We need to be the fact-checkers on everything local politicians say and local media repeats. And we don’t demonize the source in doing so - the facts will stand without personal attacks on the individual.

We need to strategize better – we as individuals, because that used to be something left up to the party and, well ... see above.

Right now, you may be discouraged, depressed or even heart sick as I was yesterday (Wednesday).

I read a post by KrisAnne Hall who teaches the Constitution. She had some good quotes that should remind us about the real struggle for freedom – from people actively involved in the revolution:

John Adams, in a letter to his wife Abigail, wrote:

"I am wearied out with expectation that the Massachusetts troops would have arrived e’er now at headquarters. Do our people intend to leave the continent in the lurch? Do they mean to submit? … Do they wish to see another crippled, disastrous, and disgraceful campaign, for want of an army? I am more sick and more ashamed of my own countrymen, then ever I was before…I am a fool, if ever there was one, being such a slave. I won't be much longer. I will be more free in some world or other. It is not tolerable, that the opening spring, which I should enjoy with my wife and children, upon my little farm, should pass away…Posterity! You will never know how much it costs to the present generation to preserve your freedom! I hope you will make good use of it. If you do not, I shall repent in heaven that I ever took pains to preserve it."

And one from Mercy Otis Warren – do you know her? She was a poet and a historian, and one of the few women who wrote about the Revolution. Her brother was the noted patriot and lawyer James Otis, who is credited with the quote "taxation without representation is tyranny", the principal slogan of the American Revolution.

She wrote:

"I have my fears. Yet, notwithstanding the complicated difficulties that arise before us, there is no receding; and I should blush if in any instance the week passions of my sex damp the fortitude, the patriotism, and the manly resolve of yours. May nothing ever check that glorious spirit of freedom which inspires the patriots in the cabinet, and the hero in the field, with the courage to maintain their righteous cause, and to endeavor to transmit the claim to posterity, even if they must seal the rich conveyance to their children with their own blood."

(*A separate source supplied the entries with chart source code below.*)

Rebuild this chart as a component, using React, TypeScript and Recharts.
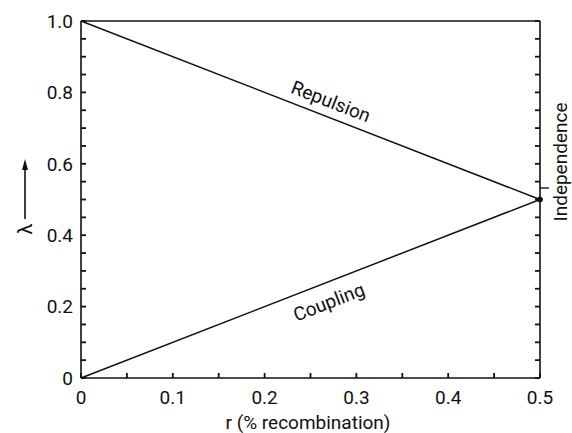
import React from "react";
import {
  LineChart,
  Line,
  XAxis,
  YAxis,
  ReferenceDot,
} from "recharts";

// Data
const rValues = [0, 0.5];
const repulsionValues = [1.0, 0.5];
const couplingValues = [0, 0.5];

const xTicks = [0, 0.05, 0.1, 0.15, 0.2, 0.25, 0.3, 0.35, 0.4, 0.45, 0.5];
const xTickLabels: Record<string, string> = {
  "0": "0",
  "0.1": "0.1",
  "0.2": "0.2",
  "0.3": "0.3",
  "0.4": "0.4",
  "0.5": "0.5",
};
const yTicks = [
  0, 0.05, 0.1, 0.15, 0.2, 0.25, 0.3, 0.35, 0.4, 0.45, 0.5, 0.55, 0.6, 0.65,
  0.7, 0.75, 0.8, 0.85, 0.9, 0.95, 1.0,
];
const yTickLabels: Record<string, string> = {
  "0": "0",
  "0.2": "0.2",
  "0.4": "0.4",
  "0.6": "0.6",
  "0.8": "0.8",
  "1": "1.0",
};

const xAxisTitle = "r (% recombination)";
const yAxisTitle = "λ";
const repulsionLabel = "Repulsion";
const couplingLabel = "Coupling";
const independenceLabel = "Independence";

const data = rValues.map((r, i) => ({
  r,
  repulsion: repulsionValues[i],
  coupling: couplingValues[i],
}));

const FONT = "Roboto, 'DejaVu Sans', sans-serif";
const INK = "#111";
const SLOPE_DEG = 21.25;
const TICK_LEN = 5;
const TICK_W = 1.8;
const X_MIN = 0;
const X_MAX = 0.5;
const Y_MIN = 0;
const Y_MAX = 1;

const XTick = (props: any) => {
  const { x, y, payload } = props;
  const lbl = xTickLabels[String(payload.value)];
  const ay = y - 13;
  return (
    <g>
      <path d={`M${x},${ay}V${ay - TICK_LEN}`} stroke={INK} strokeWidth={TICK_W} fill="none" />
      {lbl ? (
        <text x={x} y={y} dy="0.71em" textAnchor="middle" fontFamily={FONT} fontSize={19} fill={INK} stroke="none">
          {lbl}
        </text>
      ) : null}
    </g>
  );
};

const YTick = (props: any) => {
  const { x, y, payload } = props;
  const lbl = yTickLabels[String(payload.value)];
  const ax = x + 8;
  return (
    <g>
      <path d={`M${ax},${y}H${ax + TICK_LEN}`} stroke={INK} strokeWidth={TICK_W} fill="none" />
      <path d={`M540,${y}H${540 - TICK_LEN}`} stroke={INK} strokeWidth={TICK_W} fill="none" />
      {lbl ? (
        <text x={x} y={y} dy="0.355em" textAnchor="end" fontFamily={FONT} fontSize={19} fill={INK} stroke="none">
          {lbl}
        </text>
      ) : null}
    </g>
  );
};

const LambdaLabel = () => {
  const cx = 25;
  const ty = 229;
  return (
    <g>
      <text
        x={cx}
        y={ty}
        transform={`rotate(-90 ${cx} ${ty})`}
        textAnchor="middle"
        dy="0.35em"
        fontFamily={FONT}
        fontSize={20}
        fill={INK}
      >
        {yAxisTitle}
      </text>
      <line x1={cx} y1={ty - 10} x2={cx} y2={ty - 62} stroke={INK} strokeWidth={1.6} />
      <polygon
        points={`${cx},${ty - 70} ${cx - 3},${ty - 59} ${cx + 3},${ty - 59}`}
        fill={INK}
      />
    </g>
  );
};

const IndependenceLabel = () => {
  const cx = 560;
  const cy = 162;
  return (
    <g>
      <text
        x={cx}
        y={cy}
        transform={`rotate(-90 ${cx} ${cy})`}
        textAnchor="middle"
        dy="0.35em"
        fontFamily={FONT}
        fontSize={19}
        fill={INK}
      >
        {independenceLabel}
      </text>
      <line x1={540} y1={188} x2={549} y2={188} stroke={INK} strokeWidth={1.4} />
      <line x1={81} y1={21} x2={540} y2={21} stroke={INK} strokeWidth={1.6} />
    </g>
  );
};

const makeSlopeLabel = (text: string, angle: number) => (props: any) => {
  const vb = props.viewBox || { x: 0, y: 0, width: 0, height: 0 };
  const cx = vb.x + (vb.width || 0) / 2;
  const cy = vb.y + (vb.height || 0) / 2;
  return (
    <text
      x={cx}
      y={cy}
      transform={`rotate(${angle} ${cx} ${cy})`}
      textAnchor="middle"
      dy="0.35em"
      fontFamily={FONT}
      fontSize={19}
      fill={INK}
    >
      {text}
    </text>
  );
};

const XTitle = () => (
  <text x={308} y={422} textAnchor="middle" dy="0.35em" fontFamily={FONT} fontSize={19} fill={INK}>
    {xAxisTitle}
  </text>
);

export default function App() {
  return (
    <div style={{ position: "absolute", left: 0, top: 0, width: 572, height: 433, background: "#fff" }}>
      <LineChart
        width={572}
        height={433}
        data={data}
        margin={{ top: 21, right: 0, bottom: 0, left: 0 }}
      >
        <XAxis
          xAxisId="bottom"
          dataKey="r"
          type="number"
          domain={[X_MIN, X_MAX]}
          ticks={xTicks}
          interval={0}
          orientation="bottom"
          height={55}
          tickSize={0}
          tickMargin={13}
          tickLine={false}
          tick={XTick}
          axisLine={{ stroke: INK, strokeWidth: 1.6 }}
          label={<XTitle />}
        />
        <YAxis
          yAxisId="left"
          type="number"
          domain={[Y_MIN, Y_MAX]}
          ticks={yTicks}
          interval={0}
          orientation="left"
          width={81}
          tickSize={0}
          tickMargin={8}
          tickLine={false}
          tick={YTick}
          axisLine={{ stroke: INK, strokeWidth: 1.6 }}
          label={<LambdaLabel />}
        />
        <YAxis
          yAxisId="right"
          type="number"
          domain={[Y_MIN, Y_MAX]}
          orientation="right"
          width={32}
          tick={false}
          tickLine={false}
          axisLine={{ stroke: INK, strokeWidth: 1.6 }}
          label={<IndependenceLabel />}
        />
        <Line
          xAxisId="bottom"
          yAxisId="left"
          dataKey="repulsion"
          stroke={INK}
          strokeWidth={1.5}
          dot={false}
          isAnimationActive={false}
        />
        <Line
          xAxisId="bottom"
          yAxisId="left"
          dataKey="coupling"
          stroke={INK}
          strokeWidth={1.5}
          dot={false}
          isAnimationActive={false}
        />
        <ReferenceDot
          xAxisId="bottom"
          yAxisId="left"
          x={0.5}
          y={0.5}
          r={2.5}
          fill={INK}
          stroke={INK}
          ifOverflow="visible"
        />
        <ReferenceDot
          xAxisId="bottom"
          yAxisId="left"
          x={0.2723}
          y={0.775}
          r={0}
          fill="none"
          stroke="none"
          label={makeSlopeLabel(repulsionLabel, SLOPE_DEG)}
        />
        <ReferenceDot
          xAxisId="bottom"
          yAxisId="left"
          x={0.27}
          y={0.213}
          r={0}
          fill="none"
          stroke="none"
          label={makeSlopeLabel(couplingLabel, -SLOPE_DEG)}
        />
      </LineChart>
    </div>
  );
}
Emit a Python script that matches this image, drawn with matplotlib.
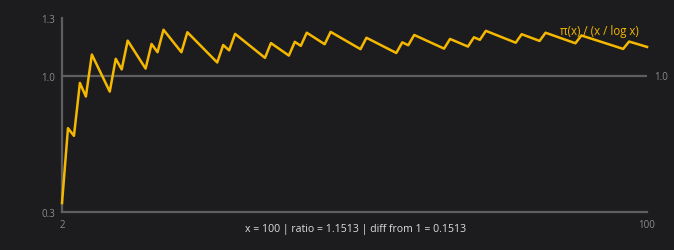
import matplotlib.pyplot as plt

# vertices of the sawtooth: each prime p and the integer just before it
x_vals = [2, 3, 4, 5, 6, 7, 10, 11, 12, 13, 16, 17, 18, 19, 22, 23, 28, 29, 30, 31,
          36, 37, 40, 41, 42, 43, 46, 47, 52, 53, 58, 59, 60, 61, 66, 67, 70, 71, 72, 73,
          78, 79, 82, 83, 88, 89, 96, 97, 100]
ratio = [0.3466, 0.7324, 0.6931, 0.9657, 0.8959, 1.1120, 0.9210, 1.0900, 1.0354, 1.1838,
         1.0397, 1.1666, 1.1240, 1.2398, 1.1240, 1.2269, 1.0711, 1.1611, 1.1337, 1.2185,
         1.0950, 1.1711, 1.1067, 1.1775, 1.1569, 1.2246, 1.1652, 1.2288, 1.1398, 1.1986,
         1.1201, 1.1749, 1.1601, 1.2130, 1.1426, 1.1924, 1.1532, 1.2008, 1.1880, 1.2342,
         1.1730, 1.2168, 1.1823, 1.2245, 1.1702, 1.2104, 1.1411, 1.1790, 1.1513]
y_ticks = [0.3, 1.0, 1.3]
x_ticks = [2, 100]

bg = '#1c1c1e'
grey = '#8a8a8a'
gold = '#f5b800'

plt.rcParams['font.family'] = ['Open Sans', 'DejaVu Sans']

fig = plt.figure(figsize=(6.74, 2.51), dpi=100, facecolor=bg)
ax = fig.add_axes([0.092, 0.151, 0.868, 0.773])
ax.set_facecolor(bg)

ax.set_xlim(2, 100)
ax.set_ylim(0.3, 1.3)

ax.axhline(1.0, color='#5e5e5e', lw=1.6, zorder=1)
ax.plot(x_vals, ratio, color=gold, lw=1.8, zorder=3, clip_on=False)

for s in ['top', 'right']:
    ax.spines[s].set_visible(False)
for s in ['left', 'bottom']:
    ax.spines[s].set_color('#5e5e5e')
    ax.spines[s].set_linewidth(1.6)

ax.set_yticks(y_ticks)
ax.set_yticklabels(['0.3', '1.0', '1.3'])
ax.set_xticks(x_ticks)
ax.set_xticklabels(['2', '100'])
ax.tick_params(colors=grey, labelsize=7, length=0, pad=5)

# right-hand label for the 1.0 line
ax.text(1.012, 1.0, '1.0', transform=ax.get_yaxis_transform(), color=grey,
        fontsize=7, va='center', ha='left')

ax.text(98.6, 1.238, 'π(x) / (x / log x)', color=gold, fontsize=8.3,
        ha='right', va='center')

fig.text(0.528, 0.084, 'x = 100 | ratio = 1.1513 | diff from 1 = 0.1513',
         color='#dddddd', fontsize=7.6, ha='center', va='center')

fig.savefig('out.png', dpi=100, facecolor=bg)
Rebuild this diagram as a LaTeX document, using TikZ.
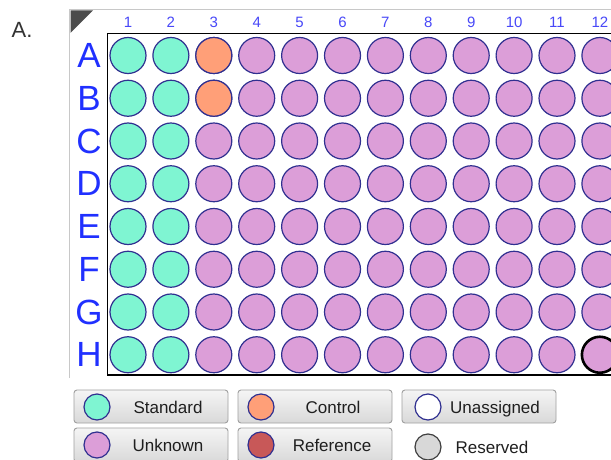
\documentclass[tikz,border=0pt]{standalone}
\usepackage{fontspec}
\setmainfont{Liberation Sans}
\definecolor{stdc}{HTML}{7FF5D2}
\definecolor{ctlc}{HTML}{FF9F78}
\definecolor{unkc}{HTML}{DC9ED8}
\definecolor{refc}{HTML}{C85858}
\definecolor{resc}{HTML}{D8D8D8}
\definecolor{wellb}{HTML}{303090}
\definecolor{rowlab}{HTML}{2030FF}
\definecolor{collab}{HTML}{4848F8}
\definecolor{panelg}{HTML}{C8C8C8}
\definecolor{btnb}{HTML}{A0A0A0}
\tikzset{
  well/.style={circle, draw=wellb, line width=1.2pt, minimum size=36pt, inner sep=0pt},
  lwell/.style={circle, draw=wellb, line width=1.2pt, minimum size=26pt, inner sep=0pt},
  rowl/.style={font=\fontsize{35}{35}\selectfont, text=rowlab, inner sep=0pt},
  coll/.style={font=\fontsize{15}{15}\selectfont, text=collab, inner sep=0pt},
  btn/.style={draw=btnb, line width=0.9pt, rounded corners=3pt, top color=white!96!black, bottom color=white!85!black},
  ltext/.style={font=\fontsize{17}{17}\selectfont, text=black!88, inner sep=0pt, anchor=base}
}
\begin{document}
\begin{tikzpicture}[x=1pt,y=-1pt]
\useasboundingbox (0,0) rectangle (611,460);
\fill[white] (0,0) rectangle (611,460);
% label A.
\node[font=\fontsize{22}{22}\selectfont, text=black!80, inner sep=0pt] (lbl) at (22,30) {A.};
% panel
\draw[panelg, line width=1.2pt] (69.5,378) -- (69.5,9.5) -- (611,9.5);
\fill[black!70] (70.5,10.5) -- (93,10.5) -- (70.5,33) -- cycle;
\draw[black, line width=1.4pt] (611,33.5) -- (107.5,33.5) -- (107.5,375) -- (611,375);
% column labels
\foreach \j in {1,...,12} {
  \node[coll] (c\j) at ({128+42.9*(\j-1)},22) {\j};
}
% row labels and wells
\foreach \r [count=\i] in {A,B,C,D,E,F,G,H} {
  \node[rowl] (r\r) at (89,{55.5+42.75*(\i-1)}) {\r};
  \foreach \j in {1,...,12} {
    \pgfmathsetmacro{\xx}{128+42.9*(\j-1)}
    \pgfmathsetmacro{\yy}{55.5+42.75*(\i-1)}
    \ifnum\j<3
      \node[well, fill=stdc] (w\r\j) at (\xx,\yy) {};
    \else
      \node[well, fill=unkc] (w\r\j) at (\xx,\yy) {};
    \fi
  }
}
\node[well, fill=ctlc] (wA3x) at (wA3) {};
\node[well, fill=ctlc] (wB3x) at (wB3) {};
\node[well, fill=unkc, draw=black, line width=2.6pt] (wH12x) at (wH12) {};
% legend buttons
\draw[btn] (74,390) rectangle (228,423);
\draw[btn] (238,390) rectangle (392,423);
\draw[btn] (402,390) rectangle (556,423);
\draw[btn] (74,428) rectangle (228,462);
\draw[btn] (238,428) rectangle (392,462);
\node[lwell, fill=stdc] (ls) at (97,407) {};
\node[ltext] (ts) at (168,413) {Standard};
\node[lwell, fill=ctlc] (lc) at (261,407) {};
\node[ltext] (tc) at (333,413) {Control};
\node[lwell, fill=white] (lu) at (428,407) {};
\node[ltext] (tu) at (495,413) {Unassigned};
\node[lwell, fill=unkc] (lk) at (97,445) {};
\node[ltext] (tk) at (168,451) {Unknown};
\node[lwell, fill=refc] (lr) at (261,445) {};
\node[ltext] (tr) at (332,451) {Reference};
\node[lwell, fill=resc, draw=black!75] (lv) at (428,447) {};
\node[ltext] (tv) at (492,453) {Reserved};
\end{tikzpicture}
\end{document}
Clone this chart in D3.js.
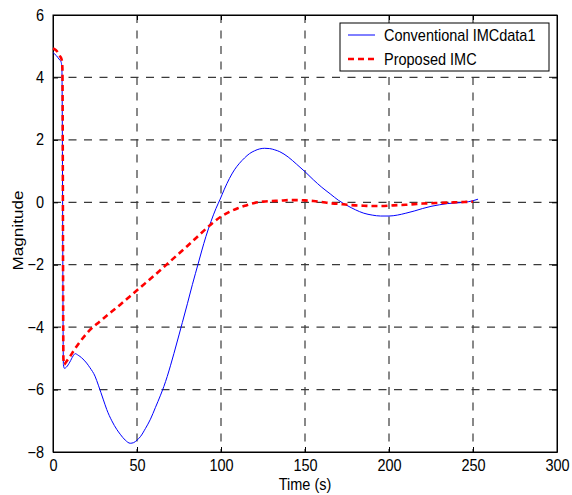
<!DOCTYPE html>
<html>
<head>
<meta charset="utf-8">
<script src="https://cdn.jsdelivr.net/npm/d3@7"></script>
<style>
  body { margin: 0; background: #fff; }
  svg { font-family: 'Liberation Sans', Arial, sans-serif; }
</style>
</head>
<body>
<div id="chart"></div>
<script>
'use strict';

// time (s), magnitude
var conventional = [
  [0, 4.8], [1, 4.75], [2, 4.7], [3, 4.63], [4, 4.56], [4.8, 4.5], [5.3, 4.3],
  [6.2, -5.2], [6.8, -5.32], [8, -5.28], [10, -5.12], [12, -4.92], [13.2, -4.85],
  [15, -4.9], [17, -4.98], [20, -5.15], [22, -5.3], [25, -5.57], [27, -5.86],
  [30, -6.33], [32, -6.64], [35, -7.0], [38, -7.28], [40, -7.43], [43, -7.62],
  [46, -7.72], [48, -7.7], [50, -7.62], [52, -7.51], [55, -7.25], [58, -6.95],
  [61, -6.57], [64, -6.18], [66, -5.9], [68, -5.58], [70, -5.22], [72, -4.84],
  [75, -4.25], [77, -3.85], [80, -3.25], [83, -2.63], [86.5, -1.95], [88.5, -1.56],
  [91, -1.1], [94, -0.62], [97, -0.2], [99.5, 0.1], [102, 0.42], [105, 0.76],
  [108, 1.04], [111, 1.25], [114, 1.42], [117, 1.56], [120, 1.65], [123, 1.71],
  [126, 1.73], [129, 1.72], [132, 1.68], [135, 1.62], [140, 1.45], [145, 1.22],
  [150, 0.98], [155, 0.72], [160, 0.48], [165, 0.27], [170, 0.06], [175, -0.1],
  [180, -0.24], [185, -0.35], [190, -0.41], [195, -0.44], [200, -0.44], [205, -0.41],
  [210, -0.35], [215, -0.28], [220, -0.2], [225, -0.13], [230, -0.08], [235, -0.04],
  [240, -0.02], [245, 0.0], [250, 0.05], [253, 0.1]
];

var proposed = [
  [0, 4.93], [1, 4.9], [2, 4.86], [3.2, 4.78], [4.2, 4.68], [5.2, 4.56], [5.6, 4.3],
  [6.2, -5.0], [6.6, -5.2], [8, -5.1], [10, -4.95], [13, -4.7], [16, -4.47],
  [19, -4.27], [22, -4.09], [26, -3.9], [30, -3.72], [35, -3.5], [40, -3.28],
  [45, -3.05], [50, -2.82], [55, -2.59], [60, -2.36], [65, -2.12], [70, -1.88],
  [75, -1.64], [80, -1.4], [85, -1.15], [90, -0.9], [95, -0.66], [100, -0.46],
  [105, -0.31], [110, -0.19], [115, -0.1], [120, -0.02], [125, 0.02], [130, 0.04],
  [135, 0.05], [140, 0.07], [145, 0.07], [150, 0.06], [155, 0.04], [160, 0.01],
  [165, -0.03], [170, -0.05], [175, -0.08], [180, -0.1], [185, -0.11], [190, -0.12],
  [195, -0.12], [200, -0.11], [205, -0.09], [210, -0.08], [215, -0.06], [220, -0.04],
  [225, -0.03], [230, -0.02], [235, -0.01], [240, 0], [245, 0.01], [250, 0.02]
];

var xTicks = [0, 50, 100, 150, 200, 250, 300];
var yTicks = [-8, -6, -4, -2, 0, 2, 4, 6];
var legendLabels = ['Conventional IMCdata1', 'Proposed IMC'];

var margins = {left: 53, right: 15, top: 15, bottom: 43};
var width = 572 - margins.left - margins.right;
var height = 495 - margins.top - margins.bottom;
var fontSize = '14.5px';
var stretch = 'scale(1,1.1)';   // matlab text comes out a bit taller than arial

var svg = d3.select('#chart').append('svg')
  .attr('width', 572)
  .attr('height', 495);

var xScale = d3.scaleLinear().domain([0, 300]).range([0, width]);
var yScale = d3.scaleLinear().domain([-8, 6]).range([height, 0]);

var chart = svg.append('g')
  .attr('transform', 'translate(' + margins.left + ',' + margins.top + ')');

// grid
var grid = chart.append('g')
  .attr('stroke', '#3a3a3a')
  .attr('stroke-width', 1.2)
  .attr('stroke-dasharray', '8,7.5');

grid.selectAll('.vgrid')
  .data(xTicks.slice(1, -1))
  .enter().append('line')
  .attr('class', 'vgrid')
  .attr('x1', function(d) { return xScale(d); })
  .attr('x2', function(d) { return xScale(d); })
  .attr('y1', 0).attr('y2', height);

grid.selectAll('.hgrid')
  .data(yTicks.slice(1, -1))
  .enter().append('line')
  .attr('class', 'hgrid')
  .attr('y1', function(d) { return yScale(d); })
  .attr('y2', function(d) { return yScale(d); })
  .attr('x1', 0).attr('x2', width);

// axes, ticks inside like matlab
var xAxis = d3.axisBottom(xScale).tickValues(xTicks).tickSizeInner(-5).tickSizeOuter(0).tickPadding(7);
var yAxis = d3.axisLeft(yScale).tickValues(yTicks).tickSizeInner(-5).tickSizeOuter(0).tickPadding(9);

chart.append('g')
  .attr('class', 'xAxis')
  .attr('transform', 'translate(0,' + height + ')')
  .call(xAxis);
chart.append('g')
  .attr('class', 'yAxis')
  .call(yAxis);
chart.append('g')
  .attr('class', 'xAxisTop')
  .call(d3.axisTop(xScale).tickValues(xTicks).tickSizeInner(-5).tickSizeOuter(0).tickFormat(''));
chart.append('g')
  .attr('class', 'yAxisRight')
  .attr('transform', 'translate(' + width + ',0)')
  .call(d3.axisRight(yScale).tickValues(yTicks).tickSizeInner(-5).tickSizeOuter(0).tickFormat(''));

chart.selectAll('.domain').attr('stroke', '#000');
chart.selectAll('.tick line').attr('stroke', '#000');
chart.selectAll('.tick text')
  .attr('fill', '#000')
  .attr('transform', stretch)
  .style('font-size', fontSize)
  .style('font-family', "'Liberation Sans', Arial, sans-serif");

chart.append('rect')
  .attr('width', width).attr('height', height)
  .attr('fill', 'none').attr('stroke', '#000');

// curves
var line = d3.line()
  .curve(d3.curveMonotoneX)
  .x(function(d) { return xScale(d[0]); })
  .y(function(d) { return yScale(d[1]); });

chart.append('path')
  .datum(conventional)
  .attr('d', line)
  .attr('fill', 'none')
  .attr('stroke', '#0000ff')
  .attr('stroke-width', 1);

chart.append('path')
  .datum(proposed)
  .attr('d', line)
  .attr('fill', 'none')
  .attr('stroke', '#ff0000')
  .attr('stroke-width', 2.6)
  .attr('stroke-dasharray', '6,4');

// labels
svg.append('text')
  .attr('transform', 'translate(' + (margins.left + width / 2) + ',490) ' + stretch)
  .attr('text-anchor', 'middle')
  .style('font-size', fontSize)
  .text('Time (s)');

svg.append('text')
  .attr('transform', 'translate(23,' + (margins.top + height / 2 - 3) + ') rotate(-90) scale(1.18,1)')
  .attr('text-anchor', 'middle')
  .style('font-size', fontSize)
  .text('Magnitude');

// legend
var legend = svg.append('g').attr('transform', 'translate(340,23)');
legend.append('rect')
  .attr('width', 209).attr('height', 48)
  .attr('fill', '#fff').attr('stroke', '#000');

var styles = [
  {color: '#0000ff', width: 1, dash: null},
  {color: '#ff0000', width: 2.6, dash: '6,4'}
];

legend.selectAll('.item')
  .data(legendLabels)
  .enter().append('g')
  .attr('class', 'item')
  .attr('transform', function(d, i) { return 'translate(0,' + (12 + i * 24) + ')'; })
  .each(function(d, i) {
    var g = d3.select(this);
    g.append('line')
      .attr('x1', 8).attr('x2', 35)
      .attr('stroke', styles[i].color)
      .attr('stroke-width', styles[i].width)
      .attr('stroke-dasharray', styles[i].dash);
    g.append('text')
      .attr('transform', 'translate(44,6) ' + stretch)
      .style('font-size', fontSize)
      .text(d);
  });
</script>
</body>
</html>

I agree with Hall when she said (paraphrased), 'We don't do this for us. We certainly don't do this for the millions out there who obviously have no intent to think for themselves. We do this for liberty. We do this for our children.'

This reasoning is why our founders were able to pledge life and fortune and sacred honor for a generation that they would never know. They believed in their hearts and in their souls that without liberty, life was not worth living. Mercy said, "we will stand against tyranny today, or our children will bow tomorrow." How can we, have any less resolve? How can we even consider wavering in our stand, much less quitting altogether? What an insult to our framers.

As Andrew Breitbart preached, this is a war. It’s a never-ending, constant struggle for the hearts and minds of our fellow man - and it is not over with a single battle.

Now is not the time to give up… now is the time to lead. Are you ready to do so?